If your own finances are unstable, don't force yourself to lend your friends money. Yes, you want to help them, but you need the cash, too! At the same time, never lend an amount that you're not comfortable with. If P 1,000 is all you feel safe lending, don't let your friends pressure you into giving more.

3. Find out the reason for the loan.

Asking your friends why they need to borrow money will help you decide whether or not to lend them cash in the first place. If it's to buy a new gadget, then just politely decline.You don't want to dole out a few thousand bucks because a family member is supposedly ill only to see your friend flaunting a new mobile phone the next day.

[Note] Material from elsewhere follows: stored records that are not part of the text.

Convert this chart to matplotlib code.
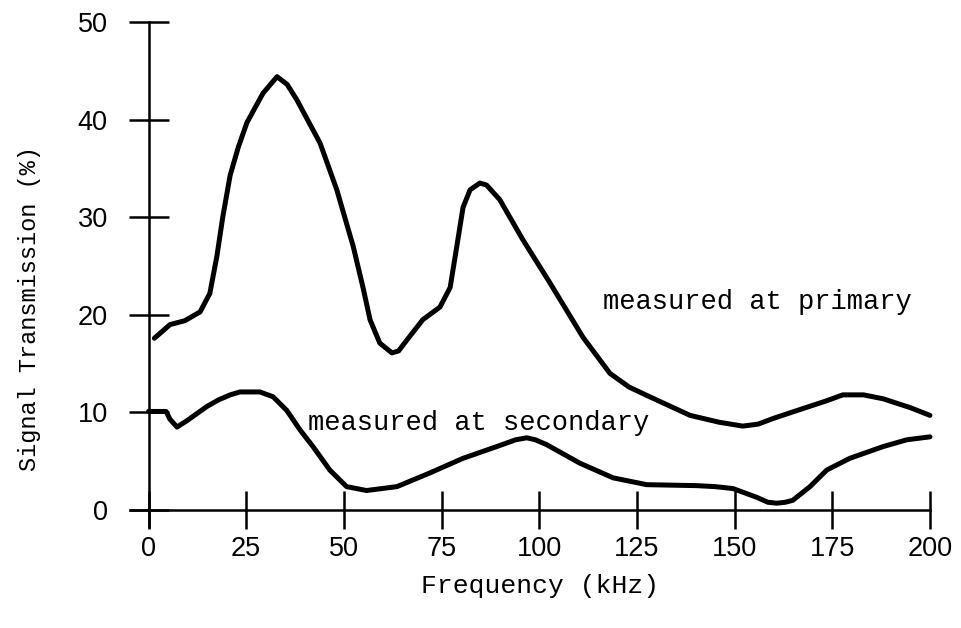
import matplotlib
matplotlib.use("Agg")
import matplotlib.pyplot as plt

# curve, kHz vs %
primary_khz = [1.5, 5.5, 9.3, 13.2, 15.7, 17.5, 19.0, 20.9, 23.0, 25.2, 29.3, 32.9, 35.5, 38.0,
               43.9, 48.2, 52.4, 54.9, 56.7, 59.2, 62.3, 64.0, 66.1, 70.2, 74.6, 77.2, 78.9,
               80.5, 82.3, 84.8, 86.5, 89.9, 95.8, 102.7, 111.2, 118.1, 123.0, 128.3, 138.6,
               146.0, 152.1, 156.0, 160.0, 166.0, 173.6, 177.7, 183.0, 188.0, 194.9, 200.0]
primary_pct = [17.6, 19.0, 19.4, 20.3, 22.2, 26.0, 30.0, 34.3, 37.2, 39.7, 42.7, 44.4, 43.6, 42.0,
               37.6, 32.8, 27.0, 22.8, 19.5, 17.1, 16.1, 16.3, 17.4, 19.5, 20.8, 22.8, 27.0,
               31.0, 32.8, 33.5, 33.3, 31.8, 27.7, 23.3, 17.7, 14.0, 12.6, 11.6, 9.7,
               9.0, 8.6, 8.8, 9.4, 10.2, 11.2, 11.8, 11.8, 11.4, 10.5, 9.7]

secondary_khz = [0.0, 4.5, 5.5, 7.3, 10.0, 14.9, 18.0, 20.9, 23.4, 28.5, 31.9, 35.4, 38.8, 42.1, 46.4,
                 50.7, 55.8, 63.6, 72.0, 80.5, 89.1, 94.0, 96.8, 99.0, 101.9, 110.4, 118.9,
                 127.5, 140.3, 145.0, 149.6, 155.7, 158.5, 160.8, 163.0, 164.9, 169.3, 173.6,
                 179.5, 188.0, 194.1, 200.0]
secondary_pct = [10.1, 10.1, 9.3, 8.5, 9.2, 10.6, 11.3, 11.8, 12.1, 12.1, 11.6, 10.2, 8.2, 6.5, 4.1,
                 2.4, 2.0, 2.4, 3.8, 5.3, 6.5, 7.2, 7.4, 7.2, 6.7, 4.8, 3.3,
                 2.6, 2.5, 2.4, 2.2, 1.3, 0.8, 0.7, 0.8, 1.0, 2.4, 4.1,
                 5.3, 6.5, 7.2, 7.5]

x_ticks = [0, 25, 50, 75, 100, 125, 150, 175, 200]
y_ticks = [0, 10, 20, 30, 40, 50]

label_primary = "measured at primary"
label_secondary = "measured at secondary"

mono = "Liberation Mono"
sans = "Liberation Sans"

fig = plt.figure(figsize=(9.62, 6.28), dpi=100)
ax = fig.add_axes([0.1300, 0.1412, 0.8448, 0.8393])
ax.set_xlim(-6, 202)
ax.set_ylim(-3, 51)

line_kw = dict(color="black", lw=3.6, solid_capstyle="round", solid_joinstyle="round")
ax.plot(primary_khz, primary_pct, **line_kw)
ax.plot(secondary_khz, secondary_pct, **line_kw)

ax.text(116.3, 21.3, label_primary, ha="left", va="center", fontsize=19.5, family=mono)
ax.text(40.8, 8.9, label_secondary, ha="left", va="center", fontsize=19.5, family=mono)

for side in ("top", "right"):
    ax.spines[side].set_visible(False)
ax.spines["left"].set_position(("data", 0))
ax.spines["left"].set_bounds(-1.7, 50)
ax.spines["bottom"].set_position(("data", 0))
ax.spines["bottom"].set_bounds(-4.7, 200)
for side in ("left", "bottom"):
    ax.spines[side].set_linewidth(1.8)

ax.set_xticks(x_ticks)
ax.set_yticks(y_ticks)
ax.tick_params(axis="y", direction="inout", length=28.8, width=1.8, pad=15, labelsize=19.5)
ax.tick_params(axis="x", direction="inout", length=27, width=1.8, pad=5, labelsize=19.5)
for lbl in ax.get_xticklabels() + ax.get_yticklabels():
    lbl.set_family(sans)

ax.set_xlabel("Frequency (kHz)", fontsize=19, family=mono, va="center")
ax.xaxis.set_label_coords(0.5105, -0.0886)
ax.set_ylabel("Signal Transmission (%)", fontsize=17, family=mono, va="center")
ax.yaxis.set_label_coords(-0.117, 0.437)

fig.savefig("out.png", dpi=100)
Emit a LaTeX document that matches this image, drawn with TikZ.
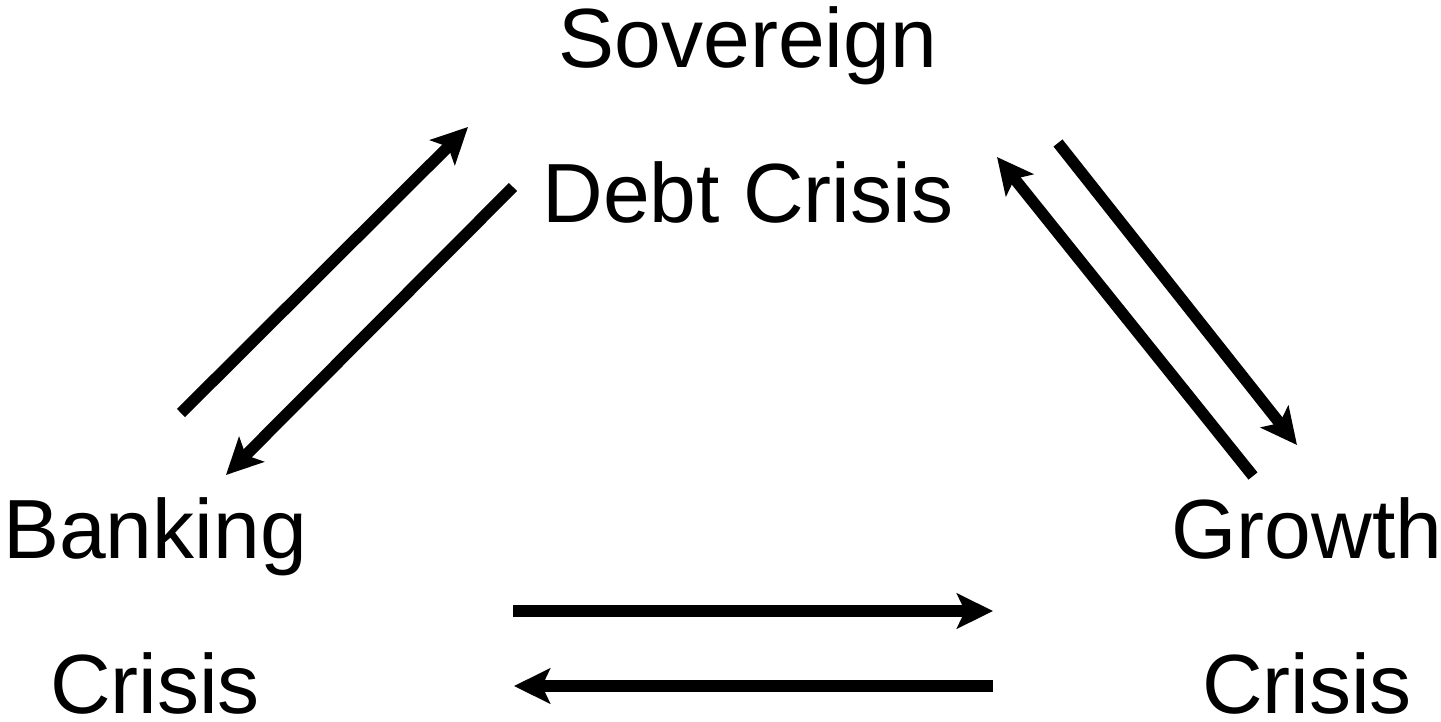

4. Keep all evidence of correspondence.

Since lending money to your friends is not a formal transaction, you'll most likely have a harder time collecting their dues. One sensible advice people keep giving is to draw up a written agreement to be signed and notarized. If you feel like the amount is not big enough for such a fuss but it's still considerable enough that you want to be paid back, save all your conversations with your friends. If they ask to borrow money via Facebook, don't erase anything. At the very least, they won't be able to deny asking to borrow money from you.

5. Be clear about payment terms.

Telling your friends to pay you back whenever they can sounds pretty noble, but it will most likely backfire on you. By waiving a deadline, you're telling your friends that you're in no hurry to get the money back and that it doesn't matter if they pay you or not. Of course, not all friends would take advantage, but then again, some would unconsciously or consciously do.